Information shown:
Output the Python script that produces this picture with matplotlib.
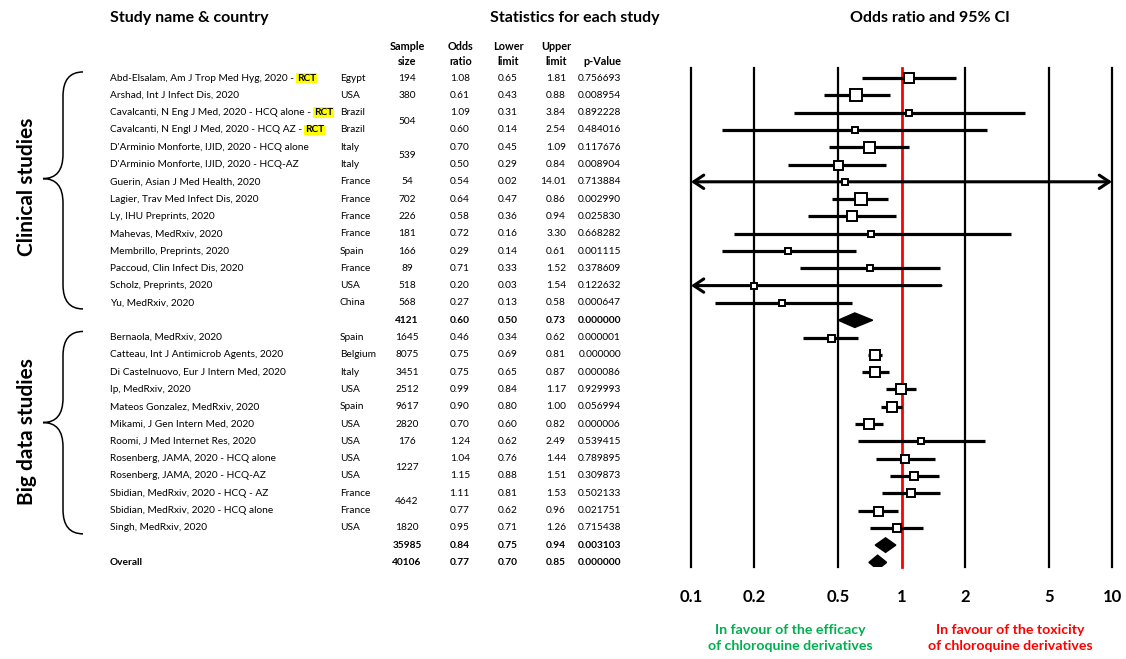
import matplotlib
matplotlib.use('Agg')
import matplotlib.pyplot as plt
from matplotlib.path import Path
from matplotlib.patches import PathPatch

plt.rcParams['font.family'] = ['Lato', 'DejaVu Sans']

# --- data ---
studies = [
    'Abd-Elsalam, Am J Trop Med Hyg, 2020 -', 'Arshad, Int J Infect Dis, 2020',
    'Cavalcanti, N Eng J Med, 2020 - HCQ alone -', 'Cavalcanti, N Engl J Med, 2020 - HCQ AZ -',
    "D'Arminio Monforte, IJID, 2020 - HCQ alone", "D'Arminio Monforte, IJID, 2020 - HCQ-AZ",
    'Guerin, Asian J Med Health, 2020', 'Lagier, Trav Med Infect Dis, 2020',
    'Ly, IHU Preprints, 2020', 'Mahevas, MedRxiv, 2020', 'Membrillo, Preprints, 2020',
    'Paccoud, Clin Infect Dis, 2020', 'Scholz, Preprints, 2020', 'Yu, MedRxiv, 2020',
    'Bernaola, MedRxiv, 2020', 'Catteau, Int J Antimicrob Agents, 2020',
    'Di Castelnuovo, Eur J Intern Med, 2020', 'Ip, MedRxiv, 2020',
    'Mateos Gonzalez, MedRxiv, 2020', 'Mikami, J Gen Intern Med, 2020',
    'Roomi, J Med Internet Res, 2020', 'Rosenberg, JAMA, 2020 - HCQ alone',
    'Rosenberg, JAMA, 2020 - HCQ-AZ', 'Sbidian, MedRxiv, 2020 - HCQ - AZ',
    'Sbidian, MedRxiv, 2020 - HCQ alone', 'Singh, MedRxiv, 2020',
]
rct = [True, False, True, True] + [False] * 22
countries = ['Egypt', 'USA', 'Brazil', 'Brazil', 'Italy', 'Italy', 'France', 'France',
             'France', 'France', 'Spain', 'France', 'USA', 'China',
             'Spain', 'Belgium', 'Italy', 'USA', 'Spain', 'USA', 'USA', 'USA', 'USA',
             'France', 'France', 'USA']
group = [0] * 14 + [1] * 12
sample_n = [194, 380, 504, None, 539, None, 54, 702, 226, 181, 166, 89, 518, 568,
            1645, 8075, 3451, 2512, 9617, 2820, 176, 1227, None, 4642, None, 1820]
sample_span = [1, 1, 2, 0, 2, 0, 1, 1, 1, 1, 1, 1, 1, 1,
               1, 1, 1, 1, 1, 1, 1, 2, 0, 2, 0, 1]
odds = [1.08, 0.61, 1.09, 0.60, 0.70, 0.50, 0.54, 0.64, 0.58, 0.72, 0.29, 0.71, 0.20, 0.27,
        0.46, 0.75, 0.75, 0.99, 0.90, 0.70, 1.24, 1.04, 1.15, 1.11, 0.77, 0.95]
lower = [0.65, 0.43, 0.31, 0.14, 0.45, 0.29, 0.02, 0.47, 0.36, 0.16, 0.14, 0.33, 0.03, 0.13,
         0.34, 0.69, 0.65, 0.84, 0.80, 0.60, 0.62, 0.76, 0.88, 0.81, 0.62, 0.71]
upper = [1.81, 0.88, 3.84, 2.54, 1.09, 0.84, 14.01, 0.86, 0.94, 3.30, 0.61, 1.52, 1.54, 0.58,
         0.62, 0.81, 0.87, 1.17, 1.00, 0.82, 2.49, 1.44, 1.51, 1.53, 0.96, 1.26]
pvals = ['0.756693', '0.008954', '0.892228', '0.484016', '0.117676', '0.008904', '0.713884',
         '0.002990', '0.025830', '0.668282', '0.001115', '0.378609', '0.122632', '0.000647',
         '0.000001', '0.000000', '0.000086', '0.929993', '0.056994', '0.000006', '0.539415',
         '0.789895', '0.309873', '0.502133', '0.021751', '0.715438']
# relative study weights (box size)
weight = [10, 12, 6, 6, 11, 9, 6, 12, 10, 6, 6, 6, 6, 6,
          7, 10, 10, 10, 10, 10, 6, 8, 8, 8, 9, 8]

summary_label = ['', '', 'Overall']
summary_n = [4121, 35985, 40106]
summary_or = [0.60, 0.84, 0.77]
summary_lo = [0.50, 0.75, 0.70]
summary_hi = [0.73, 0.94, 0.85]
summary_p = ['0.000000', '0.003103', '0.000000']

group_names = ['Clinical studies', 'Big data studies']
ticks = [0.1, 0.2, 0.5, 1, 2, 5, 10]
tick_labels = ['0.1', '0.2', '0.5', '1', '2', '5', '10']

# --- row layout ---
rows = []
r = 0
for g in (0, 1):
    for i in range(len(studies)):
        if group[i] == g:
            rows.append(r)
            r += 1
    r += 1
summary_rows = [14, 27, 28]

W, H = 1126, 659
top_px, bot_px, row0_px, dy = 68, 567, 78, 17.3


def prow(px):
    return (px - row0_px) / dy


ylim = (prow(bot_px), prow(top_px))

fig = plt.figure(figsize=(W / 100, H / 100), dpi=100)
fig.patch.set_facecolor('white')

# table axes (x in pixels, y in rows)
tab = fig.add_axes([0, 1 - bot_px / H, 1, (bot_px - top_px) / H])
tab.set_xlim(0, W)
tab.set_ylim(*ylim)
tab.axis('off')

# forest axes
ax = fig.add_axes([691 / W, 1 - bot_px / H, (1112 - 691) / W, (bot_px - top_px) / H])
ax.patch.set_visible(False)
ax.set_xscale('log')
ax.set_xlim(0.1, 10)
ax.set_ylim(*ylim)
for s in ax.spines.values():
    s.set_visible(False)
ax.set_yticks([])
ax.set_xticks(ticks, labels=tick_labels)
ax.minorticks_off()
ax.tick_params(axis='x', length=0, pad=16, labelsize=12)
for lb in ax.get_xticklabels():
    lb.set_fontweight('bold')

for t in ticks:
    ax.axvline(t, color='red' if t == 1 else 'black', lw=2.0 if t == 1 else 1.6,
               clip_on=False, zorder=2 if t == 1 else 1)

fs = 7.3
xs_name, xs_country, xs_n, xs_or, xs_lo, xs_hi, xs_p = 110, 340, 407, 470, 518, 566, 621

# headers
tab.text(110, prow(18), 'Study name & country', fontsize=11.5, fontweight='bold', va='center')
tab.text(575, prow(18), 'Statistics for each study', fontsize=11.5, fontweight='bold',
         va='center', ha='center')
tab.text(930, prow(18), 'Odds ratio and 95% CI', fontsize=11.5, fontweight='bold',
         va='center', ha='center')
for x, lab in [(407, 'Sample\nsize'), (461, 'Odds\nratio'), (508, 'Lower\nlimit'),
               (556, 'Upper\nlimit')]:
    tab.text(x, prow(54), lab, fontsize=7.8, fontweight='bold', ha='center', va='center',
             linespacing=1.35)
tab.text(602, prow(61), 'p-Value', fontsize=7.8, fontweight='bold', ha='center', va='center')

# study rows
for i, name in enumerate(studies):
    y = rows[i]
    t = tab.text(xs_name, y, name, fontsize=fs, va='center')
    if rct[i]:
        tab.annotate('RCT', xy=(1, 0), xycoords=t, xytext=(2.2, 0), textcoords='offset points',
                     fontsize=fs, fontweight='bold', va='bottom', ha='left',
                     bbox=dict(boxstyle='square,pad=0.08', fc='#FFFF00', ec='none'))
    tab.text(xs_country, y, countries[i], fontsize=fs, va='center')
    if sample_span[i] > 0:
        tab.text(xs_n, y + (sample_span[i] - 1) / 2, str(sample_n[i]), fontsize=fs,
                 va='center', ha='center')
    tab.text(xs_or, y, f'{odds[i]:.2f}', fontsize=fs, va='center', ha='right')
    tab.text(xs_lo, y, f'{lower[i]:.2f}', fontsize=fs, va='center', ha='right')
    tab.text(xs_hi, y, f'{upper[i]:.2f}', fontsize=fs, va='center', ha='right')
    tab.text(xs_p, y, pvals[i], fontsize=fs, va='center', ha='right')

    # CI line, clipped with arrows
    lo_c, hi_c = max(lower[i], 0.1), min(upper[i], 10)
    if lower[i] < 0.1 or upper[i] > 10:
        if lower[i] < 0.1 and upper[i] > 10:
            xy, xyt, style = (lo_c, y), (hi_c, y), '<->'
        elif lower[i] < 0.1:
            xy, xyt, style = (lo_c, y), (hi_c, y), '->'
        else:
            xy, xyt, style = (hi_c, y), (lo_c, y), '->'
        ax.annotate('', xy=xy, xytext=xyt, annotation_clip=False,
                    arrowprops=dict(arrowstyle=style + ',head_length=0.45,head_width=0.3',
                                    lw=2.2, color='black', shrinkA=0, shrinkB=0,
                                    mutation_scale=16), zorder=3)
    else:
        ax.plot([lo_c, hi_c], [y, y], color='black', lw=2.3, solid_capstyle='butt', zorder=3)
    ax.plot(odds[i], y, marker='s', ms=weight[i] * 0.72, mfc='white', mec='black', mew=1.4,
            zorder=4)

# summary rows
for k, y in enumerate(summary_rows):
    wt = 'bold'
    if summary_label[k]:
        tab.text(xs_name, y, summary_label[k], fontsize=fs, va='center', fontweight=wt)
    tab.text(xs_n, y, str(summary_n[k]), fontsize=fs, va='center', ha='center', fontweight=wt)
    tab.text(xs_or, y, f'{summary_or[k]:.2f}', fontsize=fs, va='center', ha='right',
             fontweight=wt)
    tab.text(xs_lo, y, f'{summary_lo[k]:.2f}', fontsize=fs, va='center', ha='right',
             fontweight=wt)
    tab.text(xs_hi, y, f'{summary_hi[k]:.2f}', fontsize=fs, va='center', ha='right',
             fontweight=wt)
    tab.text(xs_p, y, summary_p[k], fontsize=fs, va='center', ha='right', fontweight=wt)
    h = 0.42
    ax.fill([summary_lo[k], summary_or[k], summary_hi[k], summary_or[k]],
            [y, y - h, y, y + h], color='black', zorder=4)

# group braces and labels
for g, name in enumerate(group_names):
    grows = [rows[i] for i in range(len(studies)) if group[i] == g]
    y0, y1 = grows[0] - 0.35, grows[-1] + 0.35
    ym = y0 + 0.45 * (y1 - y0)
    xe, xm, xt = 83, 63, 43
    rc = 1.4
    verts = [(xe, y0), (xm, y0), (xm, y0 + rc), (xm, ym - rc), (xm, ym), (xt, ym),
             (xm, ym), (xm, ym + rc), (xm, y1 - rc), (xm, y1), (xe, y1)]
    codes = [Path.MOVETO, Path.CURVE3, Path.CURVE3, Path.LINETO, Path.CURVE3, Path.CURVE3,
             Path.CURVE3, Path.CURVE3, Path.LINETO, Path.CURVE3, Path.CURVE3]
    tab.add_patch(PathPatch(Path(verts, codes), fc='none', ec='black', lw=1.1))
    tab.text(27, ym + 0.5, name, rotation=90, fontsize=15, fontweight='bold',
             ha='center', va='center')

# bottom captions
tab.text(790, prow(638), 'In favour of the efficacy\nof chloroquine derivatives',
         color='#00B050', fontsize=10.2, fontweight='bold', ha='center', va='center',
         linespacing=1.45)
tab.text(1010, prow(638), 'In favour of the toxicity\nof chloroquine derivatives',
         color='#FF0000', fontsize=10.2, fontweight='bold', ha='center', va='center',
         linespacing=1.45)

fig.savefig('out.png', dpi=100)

Exercise objective:
In the material above, show every line where the word "matplotlib" turns up.

Output of the exercise:
Output the Python script that produces this picture with matplotlib.
import matplotlib
matplotlib.use('Agg')
import matplotlib.pyplot as plt
from matplotlib.path import Path
from matplotlib.patches import PathPatch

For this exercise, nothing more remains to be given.